Imagine you are trying to teach a robot to judge how "pretty" or "clear" a 3D object looks. This is called Point Cloud Quality Assessment.
The problem is, we have millions of photos of 2D pictures where humans have already rated the quality (like "this photo is blurry," "this one is perfect"). But we have almost no labeled data for 3D objects. It's like trying to teach a chef to judge the taste of a new alien fruit, but you only have a library of reviews for apples and oranges.
The researchers (Zhang, Jin, et al.) came up with a clever solution called QD-PCQA. They figured out that the human eye sees "bad quality" (blur, noise, distortion) the same way whether it's a 2D photo or a 3D object. So, they decided to "transfer" the knowledge from the 2D world to the 3D world.
However, previous attempts to do this were a bit clumsy. They tried to mix the two worlds together, but they often made mistakes, like teaching the robot that a blurry 3D tree looks the same as a crystal clear 2D tree just because they are both "trees."
To fix this, the authors built a smart system with two main "superpowers":
1. The "Quality Matchmaker" (Rank-weighted Conditional Alignment)
The Problem: Imagine you are organizing a dance. Previous methods just told everyone to dance with anyone who looks similar. So, a "perfect" dancer might get paired with a "tripping" dancer, and the robot gets confused about what "good" looks like.
The Solution: This new method acts like a strict dance instructor.
- Quality Matching: It only pairs up samples that have the same quality level. A "perfect" 2D photo is only matched with a "perfect" 3D object. A "blurry" photo is matched with a "blurry" object. This ensures the robot learns the right associations.
- The "Oops" Detector: If the robot makes a mistake and ranks a bad object as "good," this system gives that specific mistake extra attention. It's like a teacher saying, "You got this one wrong, let's study it harder!" This helps the robot learn to spot the difference between good and bad much faster.
2. The "Quality Chef" (Quality-guided Feature Augmentation)
The Problem: To teach the robot better, you need to show it many variations. Previous methods just randomly mixed ingredients (like putting ketchup on ice cream) without thinking about the flavor. Also, they only cooked the "main course" (the final layer of the brain) and ignored the "appetizers" (the early layers).
The Solution: This system is a gourmet chef who knows exactly what to cook for different diners.
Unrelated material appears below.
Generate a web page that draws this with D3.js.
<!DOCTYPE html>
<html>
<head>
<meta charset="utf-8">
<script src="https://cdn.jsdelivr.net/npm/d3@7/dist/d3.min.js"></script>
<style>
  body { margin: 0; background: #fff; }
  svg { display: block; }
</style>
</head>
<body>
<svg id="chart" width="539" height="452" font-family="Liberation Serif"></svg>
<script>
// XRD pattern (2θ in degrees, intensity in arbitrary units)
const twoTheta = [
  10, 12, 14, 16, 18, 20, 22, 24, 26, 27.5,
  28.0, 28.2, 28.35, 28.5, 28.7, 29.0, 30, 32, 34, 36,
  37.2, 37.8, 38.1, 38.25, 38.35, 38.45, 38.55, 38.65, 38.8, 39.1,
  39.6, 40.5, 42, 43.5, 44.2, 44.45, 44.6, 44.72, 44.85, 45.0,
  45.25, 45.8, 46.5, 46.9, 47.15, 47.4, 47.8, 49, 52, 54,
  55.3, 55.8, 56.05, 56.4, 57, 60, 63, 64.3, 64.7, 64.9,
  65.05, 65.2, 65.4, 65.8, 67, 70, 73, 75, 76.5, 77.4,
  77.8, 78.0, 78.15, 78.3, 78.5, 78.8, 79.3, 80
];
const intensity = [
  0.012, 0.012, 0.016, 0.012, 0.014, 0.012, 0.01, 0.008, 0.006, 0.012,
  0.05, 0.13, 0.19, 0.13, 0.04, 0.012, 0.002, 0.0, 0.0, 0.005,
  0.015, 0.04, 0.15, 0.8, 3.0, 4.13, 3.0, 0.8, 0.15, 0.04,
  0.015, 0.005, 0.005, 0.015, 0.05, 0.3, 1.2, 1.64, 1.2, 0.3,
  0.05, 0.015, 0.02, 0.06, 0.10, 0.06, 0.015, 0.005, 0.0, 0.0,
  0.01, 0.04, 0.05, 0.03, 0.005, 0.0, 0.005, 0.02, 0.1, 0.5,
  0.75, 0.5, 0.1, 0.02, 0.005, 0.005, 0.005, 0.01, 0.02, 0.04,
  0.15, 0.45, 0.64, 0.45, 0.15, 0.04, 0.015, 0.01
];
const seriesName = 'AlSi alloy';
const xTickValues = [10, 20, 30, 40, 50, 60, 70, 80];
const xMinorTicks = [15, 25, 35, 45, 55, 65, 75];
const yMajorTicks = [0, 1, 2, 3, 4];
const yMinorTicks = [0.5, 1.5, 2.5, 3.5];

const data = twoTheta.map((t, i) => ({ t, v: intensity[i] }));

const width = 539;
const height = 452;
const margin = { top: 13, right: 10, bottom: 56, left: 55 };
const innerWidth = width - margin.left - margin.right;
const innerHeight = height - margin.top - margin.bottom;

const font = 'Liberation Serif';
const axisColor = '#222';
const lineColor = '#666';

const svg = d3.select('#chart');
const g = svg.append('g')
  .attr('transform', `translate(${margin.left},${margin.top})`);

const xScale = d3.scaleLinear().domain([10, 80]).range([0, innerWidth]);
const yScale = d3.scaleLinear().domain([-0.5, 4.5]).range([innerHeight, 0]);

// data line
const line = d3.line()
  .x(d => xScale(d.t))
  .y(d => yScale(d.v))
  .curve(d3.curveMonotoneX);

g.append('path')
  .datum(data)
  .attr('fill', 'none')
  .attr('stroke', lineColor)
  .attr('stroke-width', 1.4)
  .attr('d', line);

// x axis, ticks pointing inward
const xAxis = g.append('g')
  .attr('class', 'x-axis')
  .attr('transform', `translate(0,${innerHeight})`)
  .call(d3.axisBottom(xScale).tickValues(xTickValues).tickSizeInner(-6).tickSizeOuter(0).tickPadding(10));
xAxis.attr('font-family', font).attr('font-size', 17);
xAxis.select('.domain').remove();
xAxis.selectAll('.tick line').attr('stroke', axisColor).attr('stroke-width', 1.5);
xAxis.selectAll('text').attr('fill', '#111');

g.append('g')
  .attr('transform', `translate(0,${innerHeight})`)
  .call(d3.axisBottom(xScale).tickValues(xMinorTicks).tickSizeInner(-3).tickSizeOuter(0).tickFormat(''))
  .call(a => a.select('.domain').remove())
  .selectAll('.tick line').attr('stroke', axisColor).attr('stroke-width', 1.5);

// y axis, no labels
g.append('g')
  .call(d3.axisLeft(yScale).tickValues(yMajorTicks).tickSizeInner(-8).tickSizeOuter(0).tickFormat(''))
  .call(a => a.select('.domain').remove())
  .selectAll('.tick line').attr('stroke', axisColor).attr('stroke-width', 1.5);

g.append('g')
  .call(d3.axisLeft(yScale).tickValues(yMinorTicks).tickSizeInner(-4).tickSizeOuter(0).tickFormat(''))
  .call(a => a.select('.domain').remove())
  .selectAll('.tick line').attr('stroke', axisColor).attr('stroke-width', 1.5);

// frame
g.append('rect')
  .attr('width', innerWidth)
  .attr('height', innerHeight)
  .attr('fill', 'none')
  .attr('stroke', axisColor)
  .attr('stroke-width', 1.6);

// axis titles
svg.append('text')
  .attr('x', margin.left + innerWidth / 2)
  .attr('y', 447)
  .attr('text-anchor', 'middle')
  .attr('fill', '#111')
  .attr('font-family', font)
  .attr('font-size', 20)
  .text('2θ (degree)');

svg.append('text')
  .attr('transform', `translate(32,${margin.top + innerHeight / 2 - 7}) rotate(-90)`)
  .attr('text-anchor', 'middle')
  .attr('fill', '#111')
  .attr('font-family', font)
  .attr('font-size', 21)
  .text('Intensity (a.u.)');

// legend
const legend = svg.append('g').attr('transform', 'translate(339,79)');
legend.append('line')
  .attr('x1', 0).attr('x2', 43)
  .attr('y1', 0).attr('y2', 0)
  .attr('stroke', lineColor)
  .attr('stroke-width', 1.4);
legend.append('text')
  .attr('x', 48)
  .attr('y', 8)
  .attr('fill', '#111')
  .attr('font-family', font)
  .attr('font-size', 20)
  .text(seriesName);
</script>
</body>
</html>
- Smart Mixing: Instead of random mixing, it only mixes a "high-quality" image with another "high-quality" image. It never mixes a masterpiece with a disaster. This creates new, realistic training examples that keep the "quality" intact.
- Layered Cooking: The system knows that different parts of the brain see different things.
- Shallow layers (the appetizers) are great at spotting tiny scratches or blurs (good for high-quality items).
- Deep layers (the main course) are great at spotting big structural problems (good for broken or low-quality items).
- The system applies its "mixing" recipe at the right layer for the right type of object, making the training much richer.
- Two-Way Street: Old methods only mixed the "teacher's" data (2D images). This new method also mixes the "student's" data (3D objects), making the student's brain more flexible and less likely to get confused by the differences between the two worlds.
The Result
By using these two strategies, the robot (QD-PCQA) became a master judge. It learned to look at a 3D object and say, "Ah, this looks like a high-quality apple, not a blurry one," even though it had never seen that specific 3D object before.
In simple terms: They taught a robot to judge 3D quality by borrowing the "eye" of a human who judges 2D photos, but they added a strict rulebook to ensure the robot doesn't mix up "good" with "bad" while learning.
The experiments showed that this method is significantly better than anything else currently available, making it a huge step forward for Virtual Reality, self-driving cars, and 3D modeling.